What is needed: The listing below should be printed exactly, every line of it. Skip the pictures.

## START

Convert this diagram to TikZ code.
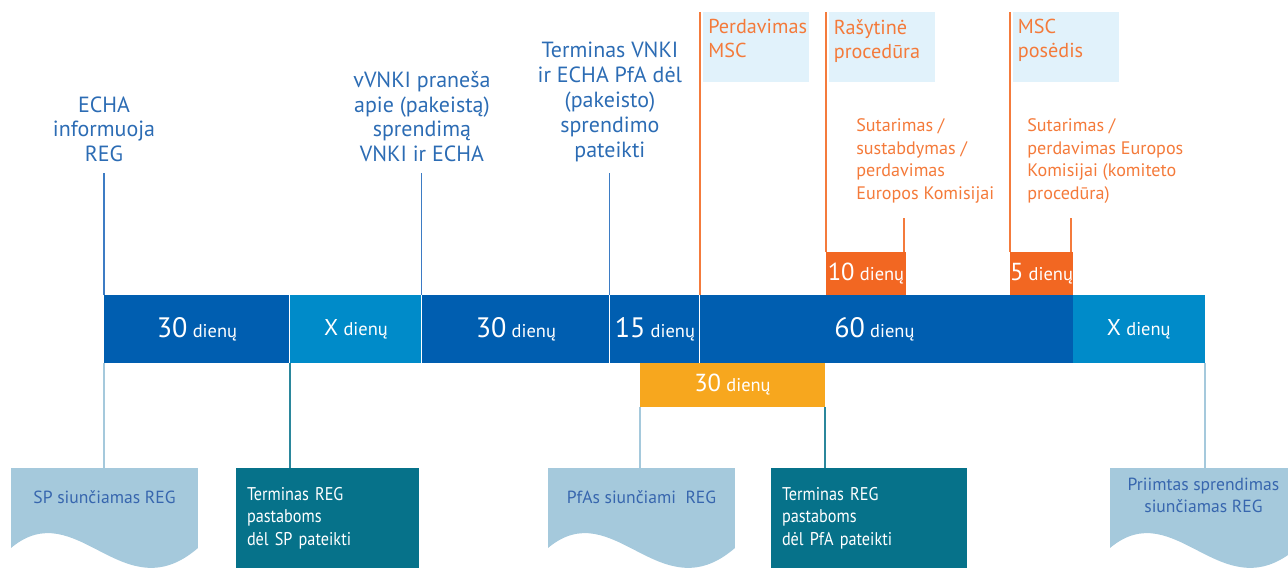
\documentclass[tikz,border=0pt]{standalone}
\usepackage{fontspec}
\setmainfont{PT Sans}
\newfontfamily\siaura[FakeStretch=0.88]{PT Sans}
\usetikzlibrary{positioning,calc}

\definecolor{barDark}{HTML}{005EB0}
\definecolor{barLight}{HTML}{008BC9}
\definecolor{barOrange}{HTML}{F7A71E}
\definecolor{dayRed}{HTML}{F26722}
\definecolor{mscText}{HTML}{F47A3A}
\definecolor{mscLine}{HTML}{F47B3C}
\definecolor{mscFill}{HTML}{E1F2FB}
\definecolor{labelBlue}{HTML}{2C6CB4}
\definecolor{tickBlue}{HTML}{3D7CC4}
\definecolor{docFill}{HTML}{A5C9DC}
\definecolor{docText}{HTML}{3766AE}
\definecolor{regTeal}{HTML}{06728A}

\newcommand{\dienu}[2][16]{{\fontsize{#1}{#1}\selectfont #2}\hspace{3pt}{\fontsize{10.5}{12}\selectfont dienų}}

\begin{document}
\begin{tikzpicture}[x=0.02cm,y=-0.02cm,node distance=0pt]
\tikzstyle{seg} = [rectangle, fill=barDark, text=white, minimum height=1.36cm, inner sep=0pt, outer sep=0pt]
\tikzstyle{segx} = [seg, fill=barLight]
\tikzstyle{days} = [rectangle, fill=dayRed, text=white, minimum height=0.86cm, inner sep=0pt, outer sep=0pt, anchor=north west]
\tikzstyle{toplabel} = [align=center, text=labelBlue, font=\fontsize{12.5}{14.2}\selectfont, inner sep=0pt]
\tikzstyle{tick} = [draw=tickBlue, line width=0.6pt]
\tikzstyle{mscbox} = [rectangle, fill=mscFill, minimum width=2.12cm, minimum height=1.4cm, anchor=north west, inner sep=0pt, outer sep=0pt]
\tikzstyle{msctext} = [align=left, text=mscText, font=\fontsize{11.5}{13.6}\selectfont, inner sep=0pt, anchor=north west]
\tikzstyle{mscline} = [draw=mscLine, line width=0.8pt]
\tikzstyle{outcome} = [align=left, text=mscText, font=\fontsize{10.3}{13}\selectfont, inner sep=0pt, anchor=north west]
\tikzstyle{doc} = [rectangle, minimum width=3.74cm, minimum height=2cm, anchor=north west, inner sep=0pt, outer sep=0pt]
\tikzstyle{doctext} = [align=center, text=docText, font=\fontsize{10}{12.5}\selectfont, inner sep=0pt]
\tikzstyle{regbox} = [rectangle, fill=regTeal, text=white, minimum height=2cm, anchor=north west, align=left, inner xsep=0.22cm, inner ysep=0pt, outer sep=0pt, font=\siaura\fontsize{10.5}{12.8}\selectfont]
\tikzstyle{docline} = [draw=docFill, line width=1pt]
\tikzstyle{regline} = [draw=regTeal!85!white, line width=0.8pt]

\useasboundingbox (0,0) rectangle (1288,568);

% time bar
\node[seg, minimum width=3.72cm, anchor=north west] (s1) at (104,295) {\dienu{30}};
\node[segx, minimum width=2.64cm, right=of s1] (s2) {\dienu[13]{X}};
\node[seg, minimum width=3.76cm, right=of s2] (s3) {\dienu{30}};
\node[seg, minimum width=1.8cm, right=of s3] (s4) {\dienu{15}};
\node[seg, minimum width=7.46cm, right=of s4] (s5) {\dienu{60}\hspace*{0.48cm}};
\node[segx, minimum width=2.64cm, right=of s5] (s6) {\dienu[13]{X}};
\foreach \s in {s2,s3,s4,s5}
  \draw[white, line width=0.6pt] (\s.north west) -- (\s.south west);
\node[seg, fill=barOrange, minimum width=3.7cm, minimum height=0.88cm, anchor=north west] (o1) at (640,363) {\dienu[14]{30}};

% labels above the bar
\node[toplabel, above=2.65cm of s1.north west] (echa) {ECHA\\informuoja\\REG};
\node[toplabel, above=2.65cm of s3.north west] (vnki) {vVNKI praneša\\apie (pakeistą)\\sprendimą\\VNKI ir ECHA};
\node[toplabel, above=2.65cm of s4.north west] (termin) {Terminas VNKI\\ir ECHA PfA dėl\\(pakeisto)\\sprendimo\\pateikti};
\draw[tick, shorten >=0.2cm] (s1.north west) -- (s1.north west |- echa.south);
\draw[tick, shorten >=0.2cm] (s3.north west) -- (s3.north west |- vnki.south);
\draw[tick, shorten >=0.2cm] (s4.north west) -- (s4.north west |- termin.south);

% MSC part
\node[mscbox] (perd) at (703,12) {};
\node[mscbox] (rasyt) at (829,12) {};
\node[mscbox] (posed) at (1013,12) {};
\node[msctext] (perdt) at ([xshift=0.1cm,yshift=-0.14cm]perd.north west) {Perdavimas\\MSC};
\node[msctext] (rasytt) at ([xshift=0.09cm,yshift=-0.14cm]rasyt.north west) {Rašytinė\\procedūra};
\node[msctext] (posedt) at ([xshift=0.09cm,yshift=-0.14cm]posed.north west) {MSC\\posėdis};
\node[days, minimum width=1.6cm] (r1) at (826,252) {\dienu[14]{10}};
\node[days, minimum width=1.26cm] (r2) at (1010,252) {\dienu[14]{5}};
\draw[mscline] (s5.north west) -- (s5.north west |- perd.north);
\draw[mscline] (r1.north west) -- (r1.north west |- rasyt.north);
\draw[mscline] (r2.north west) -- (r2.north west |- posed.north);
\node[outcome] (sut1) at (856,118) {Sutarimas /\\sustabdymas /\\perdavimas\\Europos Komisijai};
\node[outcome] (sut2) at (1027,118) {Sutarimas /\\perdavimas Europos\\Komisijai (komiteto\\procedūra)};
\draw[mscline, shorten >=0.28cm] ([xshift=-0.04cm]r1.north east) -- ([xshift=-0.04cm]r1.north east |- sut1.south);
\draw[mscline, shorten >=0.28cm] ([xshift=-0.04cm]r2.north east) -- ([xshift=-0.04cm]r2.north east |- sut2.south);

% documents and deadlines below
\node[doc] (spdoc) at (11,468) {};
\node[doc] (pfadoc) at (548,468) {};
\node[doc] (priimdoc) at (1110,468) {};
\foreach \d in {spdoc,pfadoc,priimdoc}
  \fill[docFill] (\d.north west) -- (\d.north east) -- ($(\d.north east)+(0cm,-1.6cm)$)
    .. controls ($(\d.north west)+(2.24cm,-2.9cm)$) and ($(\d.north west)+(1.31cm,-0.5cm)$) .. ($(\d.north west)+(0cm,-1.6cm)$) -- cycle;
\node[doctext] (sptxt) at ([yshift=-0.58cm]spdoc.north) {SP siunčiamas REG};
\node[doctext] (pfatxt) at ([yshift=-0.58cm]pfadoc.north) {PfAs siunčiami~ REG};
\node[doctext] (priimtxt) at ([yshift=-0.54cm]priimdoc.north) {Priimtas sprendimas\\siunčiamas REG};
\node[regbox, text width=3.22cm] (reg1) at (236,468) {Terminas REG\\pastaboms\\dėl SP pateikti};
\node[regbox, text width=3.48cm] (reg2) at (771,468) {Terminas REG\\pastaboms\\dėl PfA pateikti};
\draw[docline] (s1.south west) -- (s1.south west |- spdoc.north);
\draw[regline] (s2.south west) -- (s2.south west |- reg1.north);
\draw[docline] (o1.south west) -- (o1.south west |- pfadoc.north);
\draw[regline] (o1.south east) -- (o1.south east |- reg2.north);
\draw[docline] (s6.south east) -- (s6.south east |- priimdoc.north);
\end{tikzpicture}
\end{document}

## END

Exercise output:
Convert this diagram to TikZ code.
\documentclass[tikz,border=0pt]{standalone}
\usepackage{fontspec}
\setmainfont{PT Sans}
\newfontfamily\siaura[FakeStretch=0.88]{PT Sans}
\usetikzlibrary{positioning,calc}

\definecolor{barDark}{HTML}{005EB0}
\definecolor{barLight}{HTML}{008BC9}
\definecolor{barOrange}{HTML}{F7A71E}
\definecolor{dayRed}{HTML}{F26722}
\definecolor{mscText}{HTML}{F47A3A}
\definecolor{mscLine}{HTML}{F47B3C}
\definecolor{mscFill}{HTML}{E1F2FB}
\definecolor{labelBlue}{HTML}{2C6CB4}
\definecolor{tickBlue}{HTML}{3D7CC4}
\definecolor{docFill}{HTML}{A5C9DC}
\definecolor{docText}{HTML}{3766AE}
\definecolor{regTeal}{HTML}{06728A}

\newcommand{\dienu}[2][16]{{\fontsize{#1}{#1}\selectfont #2}\hspace{3pt}{\fontsize{10.5}{12}\selectfont dienų}}

\begin{document}
\begin{tikzpicture}[x=0.02cm,y=-0.02cm,node distance=0pt]
\tikzstyle{seg} = [rectangle, fill=barDark, text=white, minimum height=1.36cm, inner sep=0pt, outer sep=0pt]
\tikzstyle{segx} = [seg, fill=barLight]
\tikzstyle{days} = [rectangle, fill=dayRed, text=white, minimum height=0.86cm, inner sep=0pt, outer sep=0pt, anchor=north west]
\tikzstyle{toplabel} = [align=center, text=labelBlue, font=\fontsize{12.5}{14.2}\selectfont, inner sep=0pt]
\tikzstyle{tick} = [draw=tickBlue, line width=0.6pt]
\tikzstyle{mscbox} = [rectangle, fill=mscFill, minimum width=2.12cm, minimum height=1.4cm, anchor=north west, inner sep=0pt, outer sep=0pt]
\tikzstyle{msctext} = [align=left, text=mscText, font=\fontsize{11.5}{13.6}\selectfont, inner sep=0pt, anchor=north west]
\tikzstyle{mscline} = [draw=mscLine, line width=0.8pt]
\tikzstyle{outcome} = [align=left, text=mscText, font=\fontsize{10.3}{13}\selectfont, inner sep=0pt, anchor=north west]
\tikzstyle{doc} = [rectangle, minimum width=3.74cm, minimum height=2cm, anchor=north west, inner sep=0pt, outer sep=0pt]
\tikzstyle{doctext} = [align=center, text=docText, font=\fontsize{10}{12.5}\selectfont, inner sep=0pt]
\tikzstyle{regbox} = [rectangle, fill=regTeal, text=white, minimum height=2cm, anchor=north west, align=left, inner xsep=0.22cm, inner ysep=0pt, outer sep=0pt, font=\siaura\fontsize{10.5}{12.8}\selectfont]
\tikzstyle{docline} = [draw=docFill, line width=1pt]
\tikzstyle{regline} = [draw=regTeal!85!white, line width=0.8pt]

\useasboundingbox (0,0) rectangle (1288,568);

% time bar
\node[seg, minimum width=3.72cm, anchor=north west] (s1) at (104,295) {\dienu{30}};
\node[segx, minimum width=2.64cm, right=of s1] (s2) {\dienu[13]{X}};
\node[seg, minimum width=3.76cm, right=of s2] (s3) {\dienu{30}};
\node[seg, minimum width=1.8cm, right=of s3] (s4) {\dienu{15}};
\node[seg, minimum width=7.46cm, right=of s4] (s5) {\dienu{60}\hspace*{0.48cm}};
\node[segx, minimum width=2.64cm, right=of s5] (s6) {\dienu[13]{X}};
\foreach \s in {s2,s3,s4,s5}
  \draw[white, line width=0.6pt] (\s.north west) -- (\s.south west);
\node[seg, fill=barOrange, minimum width=3.7cm, minimum height=0.88cm, anchor=north west] (o1) at (640,363) {\dienu[14]{30}};

% labels above the bar
\node[toplabel, above=2.65cm of s1.north west] (echa) {ECHA\\informuoja\\REG};
\node[toplabel, above=2.65cm of s3.north west] (vnki) {vVNKI praneša\\apie (pakeistą)\\sprendimą\\VNKI ir ECHA};
\node[toplabel, above=2.65cm of s4.north west] (termin) {Terminas VNKI\\ir ECHA PfA dėl\\(pakeisto)\\sprendimo\\pateikti};
\draw[tick, shorten >=0.2cm] (s1.north west) -- (s1.north west |- echa.south);
\draw[tick, shorten >=0.2cm] (s3.north west) -- (s3.north west |- vnki.south);
\draw[tick, shorten >=0.2cm] (s4.north west) -- (s4.north west |- termin.south);

% MSC part
\node[mscbox] (perd) at (703,12) {};
\node[mscbox] (rasyt) at (829,12) {};
\node[mscbox] (posed) at (1013,12) {};
\node[msctext] (perdt) at ([xshift=0.1cm,yshift=-0.14cm]perd.north west) {Perdavimas\\MSC};
\node[msctext] (rasytt) at ([xshift=0.09cm,yshift=-0.14cm]rasyt.north west) {Rašytinė\\procedūra};
\node[msctext] (posedt) at ([xshift=0.09cm,yshift=-0.14cm]posed.north west) {MSC\\posėdis};
\node[days, minimum width=1.6cm] (r1) at (826,252) {\dienu[14]{10}};
\node[days, minimum width=1.26cm] (r2) at (1010,252) {\dienu[14]{5}};
\draw[mscline] (s5.north west) -- (s5.north west |- perd.north);
\draw[mscline] (r1.north west) -- (r1.north west |- rasyt.north);
\draw[mscline] (r2.north west) -- (r2.north west |- posed.north);
\node[outcome] (sut1) at (856,118) {Sutarimas /\\sustabdymas /\\perdavimas\\Europos Komisijai};
\node[outcome] (sut2) at (1027,118) {Sutarimas /\\perdavimas Europos\\Komisijai (komiteto\\procedūra)};
\draw[mscline, shorten >=0.28cm] ([xshift=-0.04cm]r1.north east) -- ([xshift=-0.04cm]r1.north east |- sut1.south);
\draw[mscline, shorten >=0.28cm] ([xshift=-0.04cm]r2.north east) -- ([xshift=-0.04cm]r2.north east |- sut2.south);

% documents and deadlines below
\node[doc] (spdoc) at (11,468) {};
\node[doc] (pfadoc) at (548,468) {};
\node[doc] (priimdoc) at (1110,468) {};
\foreach \d in {spdoc,pfadoc,priimdoc}
  \fill[docFill] (\d.north west) -- (\d.north east) -- ($(\d.north east)+(0cm,-1.6cm)$)
    .. controls ($(\d.north west)+(2.24cm,-2.9cm)$) and ($(\d.north west)+(1.31cm,-0.5cm)$) .. ($(\d.north west)+(0cm,-1.6cm)$) -- cycle;
\node[doctext] (sptxt) at ([yshift=-0.58cm]spdoc.north) {SP siunčiamas REG};
\node[doctext] (pfatxt) at ([yshift=-0.58cm]pfadoc.north) {PfAs siunčiami~ REG};
\node[doctext] (priimtxt) at ([yshift=-0.54cm]priimdoc.north) {Priimtas sprendimas\\siunčiamas REG};
\node[regbox, text width=3.22cm] (reg1) at (236,468) {Terminas REG\\pastaboms\\dėl SP pateikti};
\node[regbox, text width=3.48cm] (reg2) at (771,468) {Terminas REG\\pastaboms\\dėl PfA pateikti};
\draw[docline] (s1.south west) -- (s1.south west |- spdoc.north);
\draw[regline] (s2.south west) -- (s2.south west |- reg1.north);
\draw[docline] (o1.south west) -- (o1.south west |- pfadoc.north);
\draw[regline] (o1.south east) -- (o1.south east |- reg2.north);
\draw[docline] (s6.south east) -- (s6.south east |- priimdoc.north);
\end{tikzpicture}
\end{document}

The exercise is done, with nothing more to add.